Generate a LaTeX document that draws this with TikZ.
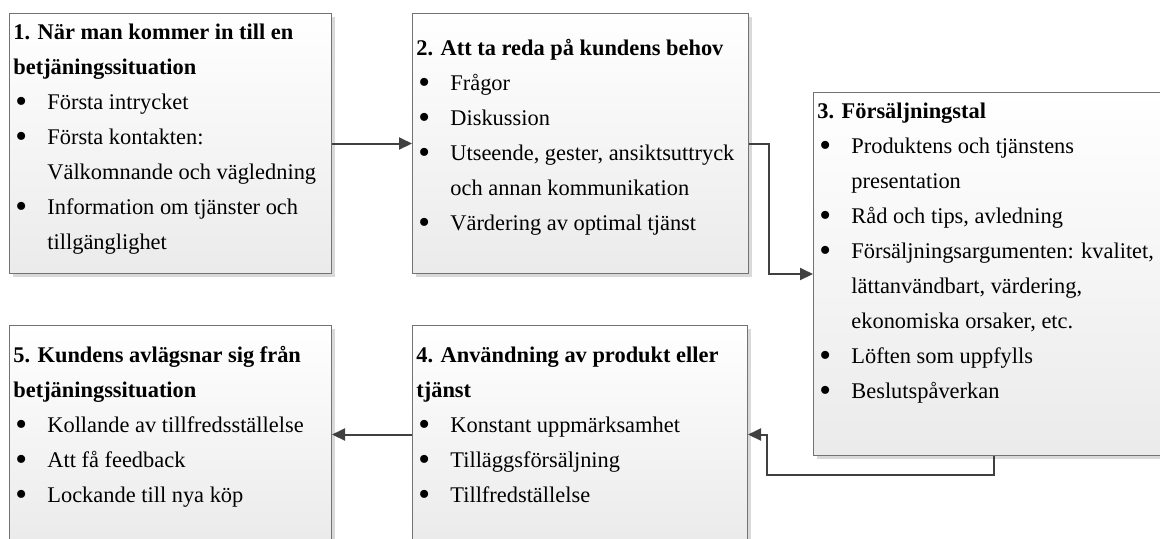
\documentclass[tikz,border=0pt]{standalone}
\usepackage{fontspec}
\usepackage{graphicx}
\setmainfont{Liberation Serif}
\usetikzlibrary{
  arrows.meta,
  positioning,
  shadows
}

% punkt och indrag i listorna
\newcommand{\pkt}{\makebox[17pt][l]{\hspace{1pt}\raisebox{-1.3pt}{\scalebox{1.5}{\textbullet}}}}
\newcommand{\fort}{\hspace*{17pt}}

\begin{document}
\begin{tikzpicture}[
      x=0.5pt, y=-0.5pt,
      kasse/.style={draw=black!55, line width=0.5pt,
        top color=white, bottom color=black!8,
        drop shadow={shadow xshift=1.5pt, shadow yshift=-1.5pt, fill=black, opacity=0.15},
        anchor=north west, inner sep=0pt},
      rad/.style={anchor=north west, inner sep=0pt, align=left,
        font=\fontsize{11.2pt}{17.5pt}\selectfont},
      pil/.style={-{Triangle[length=6.5pt,width=6pt]}, line width=1pt, draw=black!75}
  ]
      \useasboundingbox (0,0) rectangle (1160,538);
      \clip (0,0) rectangle (1160,538);

      % Lådorna
      \node[kasse, minimum width=161pt, minimum height=130pt] (k1) at (9,13) {};
      \node[kasse, minimum width=168pt, minimum height=130pt] (k2) at (412,13) {};
      \node[kasse, minimum width=180pt, minimum height=181.5pt] (k3) at (813,92) {};
      \node[kasse, minimum width=167.5pt, minimum height=109pt] (k4) at (412,325) {};
      \node[kasse, minimum width=161pt, minimum height=109pt] (k5) at (9,325) {};

      % Texterna
      \node[rad, below right=1pt and 2pt of k1.north west] (t1) {\strut\textbf{1. När man kommer in till en}\\
        \textbf{betjäningssituation}\\
        \pkt Första intrycket\\
        \pkt Första kontakten:\\
        \fort Välkomnande och vägledning\\
        \pkt Information om tjänster och\\
        \fort tillgänglighet};
      \node[rad, below right=9pt and 2pt of k2.north west] (t2) {\strut\textbf{2. Att ta reda på kundens behov}\\
        \pkt Frågor\\
        \pkt Diskussion\\
        \pkt Utseende, gester, ansiktsuttryck\\
        \fort och annan kommunikation\\
        \pkt Värdering av optimal tjänst};
      \node[rad, below right=1pt and 2pt of k3.north west] (t3) {\strut\textbf{3. Försäljningstal}\\
        \pkt Produktens och tjänstens\\
        \fort presentation\\
        \pkt Råd och tips, avledning\\
        \pkt Försäljningsargumenten: kvalitet,\\
        \fort lättanvändbart, värdering,\\
        \fort ekonomiska orsaker, etc.\\
        \pkt Löften som uppfylls\\
        \pkt Beslutspåverkan};
      \node[rad, below right=6.5pt and 2pt of k4.north west] (t4) {\strut\textbf{4. Användning av produkt eller}\\
        \textbf{tjänst}\\
        \pkt Konstant uppmärksamhet\\
        \pkt Tilläggsförsäljning\\
        \pkt Tillfredställelse};
      \node[rad, below right=6.5pt and 2pt of k5.north west] (t5) {\strut\textbf{5. Kundens avlägsnar sig från}\\
        \textbf{betjäningssituation}\\
        \pkt Kollande av tillfredsställelse\\
        \pkt Att få feedback\\
        \pkt Lockande till nya köp};

      % Pilarna
      \draw[pil] (k1.east) -- (k2.west);
      \draw[pil] (k2.east) -- ++(20,0) |- (k3.west);
      \draw[pil] (k3.south) -- ++(0,19) -| ([xshift=9.5pt]k4.east) -- (k4.east);
      \draw[pil] (k4.west) -- (k5.east);

  \end{tikzpicture}
\end{document}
▬▬▬▬▬▬
◆ Written exercise
Copy nothing but the lines from the top of the material through the line holding "width=161pt, minimum height=109pt]", exactly as written; omit pictures.

◆ Result of this task
Generate a LaTeX document that draws this with TikZ.
\documentclass[tikz,border=0pt]{standalone}
\usepackage{fontspec}
\usepackage{graphicx}
\setmainfont{Liberation Serif}
\usetikzlibrary{
  arrows.meta,
  positioning,
  shadows
}

% punkt och indrag i listorna
\newcommand{\pkt}{\makebox[17pt][l]{\hspace{1pt}\raisebox{-1.3pt}{\scalebox{1.5}{\textbullet}}}}
\newcommand{\fort}{\hspace*{17pt}}

\begin{document}
\begin{tikzpicture}[
      x=0.5pt, y=-0.5pt,
      kasse/.style={draw=black!55, line width=0.5pt,
        top color=white, bottom color=black!8,
        drop shadow={shadow xshift=1.5pt, shadow yshift=-1.5pt, fill=black, opacity=0.15},
        anchor=north west, inner sep=0pt},
      rad/.style={anchor=north west, inner sep=0pt, align=left,
        font=\fontsize{11.2pt}{17.5pt}\selectfont},
      pil/.style={-{Triangle[length=6.5pt,width=6pt]}, line width=1pt, draw=black!75}
  ]
      \useasboundingbox (0,0) rectangle (1160,538);
      \clip (0,0) rectangle (1160,538);

      % Lådorna
      \node[kasse, minimum width=161pt, minimum height=130pt] (k1) at (9,13) {};
      \node[kasse, minimum width=168pt, minimum height=130pt] (k2) at (412,13) {};
      \node[kasse, minimum width=180pt, minimum height=181.5pt] (k3) at (813,92) {};
      \node[kasse, minimum width=167.5pt, minimum height=109pt] (k4) at (412,325) {};
      \node[kasse, minimum width=161pt, minimum height=109pt] (k5) at (9,325) {};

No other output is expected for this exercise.